Hillary’s two-point win in Indiana and Obama’s earlier 14-point lead in North Carolina gave the precocious ‘Kenyan’ new gravitas.

Hillary is in a quandary. Delegates no longer return her telephone calls. Donors are not keen on banking on a candidate on the losing trail. Now, it’s only Hillary who lends to the Hillary campaign.

Obama needs just 150 total delegates to win the nomination. Hillary still must convince 320 to reach the touchline. Even her most ardent supporters say she has no mathematical chance of winning. Not even Tuesday win in West Virginia can salvage her ambition.

Does not believe this is over


Hillary is fighting on, but Oregon and Kentucky, voting on May 20, may not rescue her from the precipice.

The Clinton clan is moaning. After the narrow win in Indiana last week, Bill Clinton was described as looking as "sour as a giant cranberry".

Her daughter Chelsea "appeared to be on the verge of tears".

Hillary, dressed in fluorescent scarlet, was described as "dagger-eyed and guns blazing in a remake of the zombie movie Dawn of the Dead".

The First Daughter who used to introduce her mother as "the next president of the United States" now remembers to add "hopefully".
"Apart from Hillary herself, it is very hard to find people who do not believe this is over," says one commentator.

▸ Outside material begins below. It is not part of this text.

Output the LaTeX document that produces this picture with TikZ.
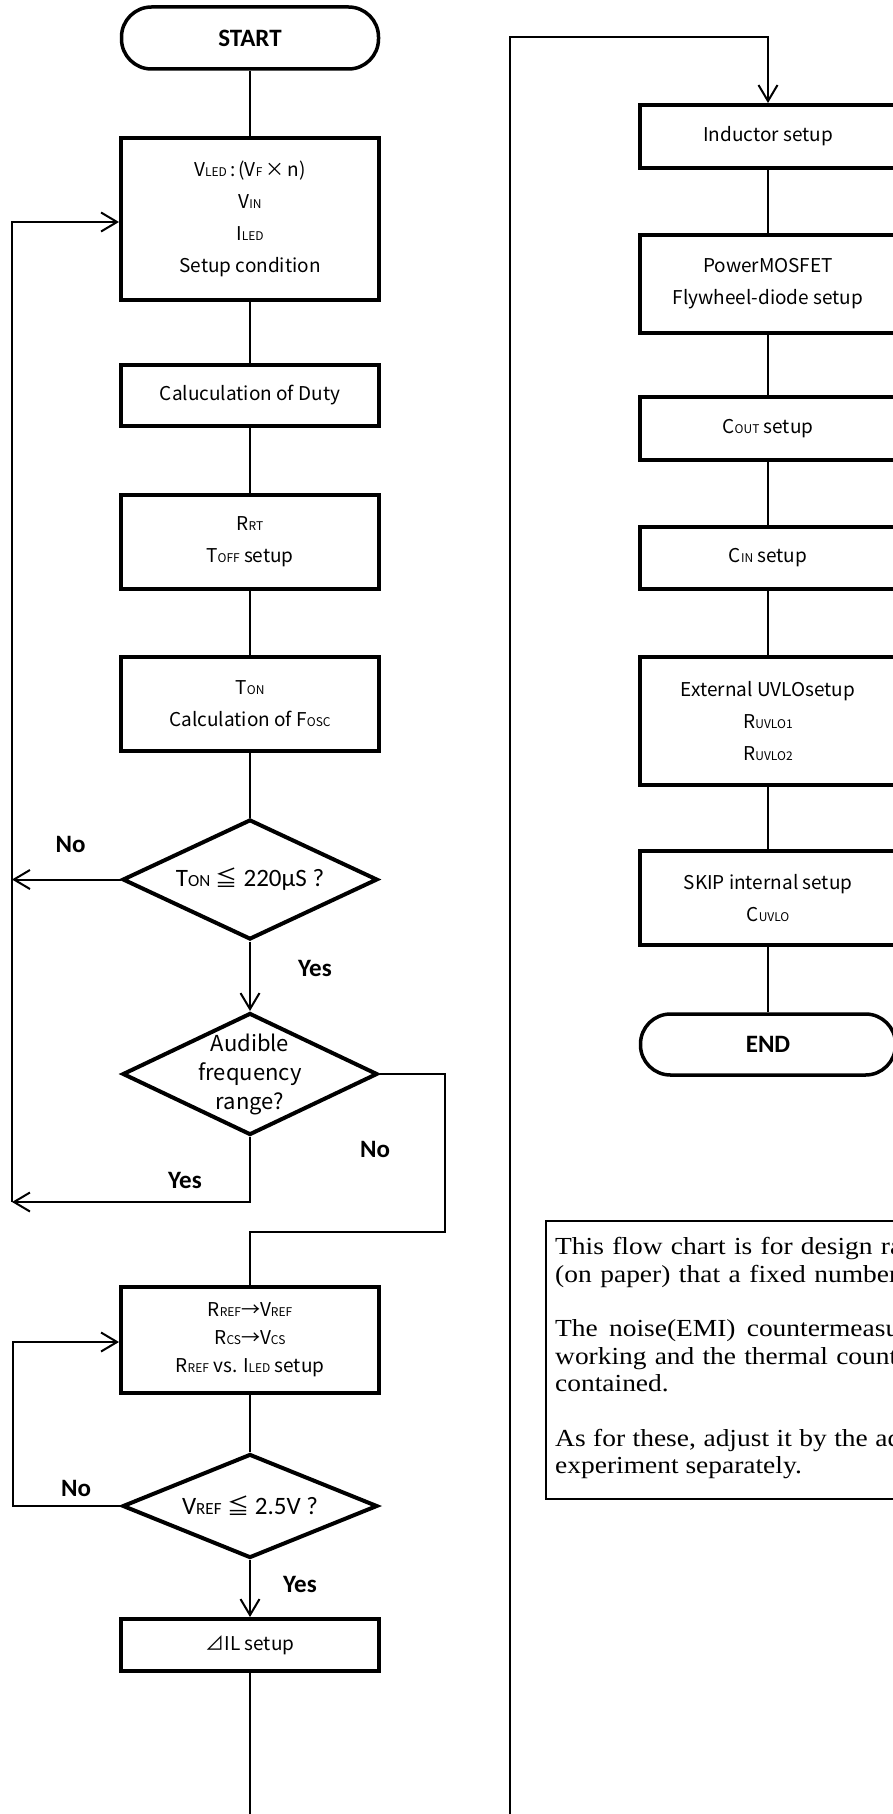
\documentclass[tikz,border=0pt]{standalone}
\usepackage{fontspec}
\setmainfont{Noto Sans CJK JP}
\newfontfamily\calf{Carlito}
\newfontfamily\jpf{Noto Sans CJK JP}
\newfontfamily\notef[FakeStretch=1.12]{Liberation Serif}
\usetikzlibrary{arrows.meta,shapes.geometric,calc}
\newcommand\ssub[1]{{\fontsize{12}{12}\selectfont #1}}
\newcommand\dsub[1]{{\fontsize{17}{17}\selectfont #1}}
\newcommand\myleq{{\jpf\fontsize{22}{22}\selectfont ≦}}
\newcommand\jline[2]{\makebox[#1][s]{#2}}
\begin{document}
\begin{tikzpicture}[x=1pt,y=-1pt,
  box/.style={draw, line width=4pt, minimum width=258pt, inner sep=0pt, align=center, font=\jpf\fontsize{19}{32}\selectfont},
  term/.style={draw, line width=3.5pt, rounded corners=30pt, minimum width=257pt, minimum height=62pt, inner sep=0pt, font=\calf\bfseries\fontsize{25}{25}\selectfont},
  decision/.style={draw, diamond, line width=4pt, minimum width=255pt, inner sep=0pt},
  dtext/.style={font=\calf\fontsize{25}{25}\selectfont, inner sep=0pt},
  dtextb/.style={font=\jpf\fontsize{22}{29}\selectfont, inner sep=0pt, align=center},
  conn/.style={line width=2pt},
  arr/.style={line width=2pt, -{Straight Barb[length=16pt,width=19pt]}},
  lbl/.style={font=\calf\bfseries\fontsize{25}{25}\selectfont, inner sep=0pt},
]
\fill[white] (0,0) rectangle (893,1814);
\useasboundingbox (0,0) rectangle (893,1814);

% left column
\node[term] (start) at (250,38) {START};
\node[box, minimum height=162pt] (b1) at (250,219) {V\ssub{LED}\,:\,(V\ssub{F}\,×\,n)\\V\ssub{IN}\\I\ssub{LED}\\Setup condition};
\node[box, minimum height=61pt] (b2) at (250,395.5) {Caluculation of Duty};
\node[box, minimum height=94pt] (b3) at (250,542) {R\ssub{RT}\\T\ssub{OFF} setup};
\node[box, minimum height=94pt] (b4) at (250,704) {T\ssub{ON}\\Calculation of F\ssub{OSC}};
\node[decision, minimum height=120pt, label={[dtext]center:T\dsub{ON} \myleq{} 220μS ?}] (d1) at (250,879.5) {};
\node[decision, minimum height=122pt, label={[dtextb]center:{Audible\\frequency\\range?}}] (d2) at (250,1074) {};
\node[box, minimum height=106pt, font=\jpf\fontsize{19}{28}\selectfont] (b5) at (250,1340) {R\ssub{REF}→V\ssub{REF}\\R\ssub{CS}→V\ssub{CS}\\R\ssub{REF} vs. I\ssub{LED} setup};
\node[decision, minimum height=104pt, label={[dtext]center:V\dsub{REF} \myleq{} 2.5V ?}] (d3) at (250,1506) {};
\node[box, minimum height=52pt] (b6) at (250,1645) {⊿IL setup};

% right column
\node[box, minimum width=256pt, minimum height=63pt] (ind) at (768,136.5) {Inductor setup};
\node[box, minimum width=256pt, minimum height=98pt] (pm) at (768,284) {PowerMOSFET\\Flywheel-diode setup};
\node[box, minimum width=256pt, minimum height=63pt] (cout) at (768,428.5) {C\ssub{OUT} setup};
\node[box, minimum width=256pt, minimum height=62pt] (cin) at (768,558) {C\ssub{IN} setup};
\node[box, minimum width=256pt, minimum height=128pt] (uvlo) at (768,721) {External UVLOsetup\\R\ssub{UVLO1}\\R\ssub{UVLO2}};
\node[box, minimum width=256pt, minimum height=94pt] (skip) at (768,898) {SKIP internal setup\\C\ssub{UVLO}};
\node[term, minimum width=255pt, minimum height=61pt] (end) at (768,1044.5) {END};

% labels
\node[lbl] (no1) at (70.5,844) {No};
\node[lbl] (yes1) at (315,968.5) {Yes};
\node[lbl] (yes2) at (185,1180) {Yes};
\node[lbl] (no2) at (375,1149.5) {No};
\node[lbl] (no3) at (76,1488) {No};
\node[lbl] (yes3) at (300,1584) {Yes};

% note
\node[draw, line width=1.5pt, minimum width=400pt, minimum height=278pt, anchor=north west, inner sep=0pt] (note) at (545,1220) {};
\node[anchor=north west, inner sep=0pt, align=left, font=\notef\fontsize{24.5}{27.3}\selectfont] (notetext) at (555,1237.5) {\jline{347pt}{This flow chart is for design ra}\\\jline{343pt}{(on paper) that a fixed number}\\[27.3pt]\jline{344pt}{The noise(EMI) countermeasu}\\\jline{342pt}{working and the thermal count}\\contained.\\[27.3pt]\jline{346pt}{As for these, adjust it by the ad}\\experiment separately.};

% coordinates
\coordinate (lb) at (12,1202);
\coordinate (lt) at (12,222);
\coordinate (nr) at (445,1232);
\coordinate (lr) at (13,1342);
\coordinate (bot) at (250,1830);
\coordinate (rb) at (510,1830);
\coordinate (rt) at (510,37);

% connectors left
\draw[conn] (start.south) -- (b1.north);
\draw[conn] (b1.south) -- (b2.north);
\draw[conn] (b2.south) -- (b3.north);
\draw[conn] (b3.south) -- (b4.north);
\draw[conn] (b4.south) -- (d1.north);
\draw[arr] (d1.south) -- (d2.north);
\draw[arr] (d1.west) -- (d1.west -| lb);
\draw[arr] (d2.south) |- (lb);
\draw[arr] (lb) -- (lt) -- (lt -| b1.west);
\draw[conn] (d2.east) -| (nr) -| (b5.north);
\draw[conn] (b5.south) -- (d3.north);
\draw[arr] (d3.west) -| (lr) -- (lr -| b5.west);
\draw[arr] (d3.south) -- (b6.north);
\draw[conn] (b6.south) -- (bot);

% connectors right
\draw[arr] (rb) -- (rt) -| (ind.north);
\draw[conn] (ind.south) -- (pm.north);
\draw[conn] (pm.south) -- (cout.north);
\draw[conn] (cout.south) -- (cin.north);
\draw[conn] (cin.south) -- (uvlo.north);
\draw[conn] (uvlo.south) -- (skip.north);
\draw[conn] (skip.south) -- (end.north);
\end{tikzpicture}
\end{document}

"She is in denial." The woman is battered, bruised and brazen, but she is not quitting. She borrows to stay on.

From the Obama-Hillary duel we learn that small people across small towns that contribute, say, Sh500 or Sh1,000 are stronger than captains of corruption who donate Sh100m, at Sh1m-a-plate dinners at five-star hotels in Nairobi.

Such are the captors who force ‘bad candidates’ with power to rig elections, so the benefactors can recoup their ‘investments’. Those who donate Sh500 with clean hearts just want good governance.

That Obama could win with petty cash from largely nondescript Democrats is a lesson for Kenya’s would-be presidential candidates.

Hillary is heading towards a fall. Then she would probably plead with Obama to name her his running mate — a potential first woman vice-president of the United States.
The New York senator had tasted White House as the First Lady.

But her attempt to return to Washington as president and commander-in-chief, is in trouble after the Indiana-North Carolina stumble.

Pride is about the only thing that stands between former President Bill Clinton’s wife and snatching defeat from the jaws of victory.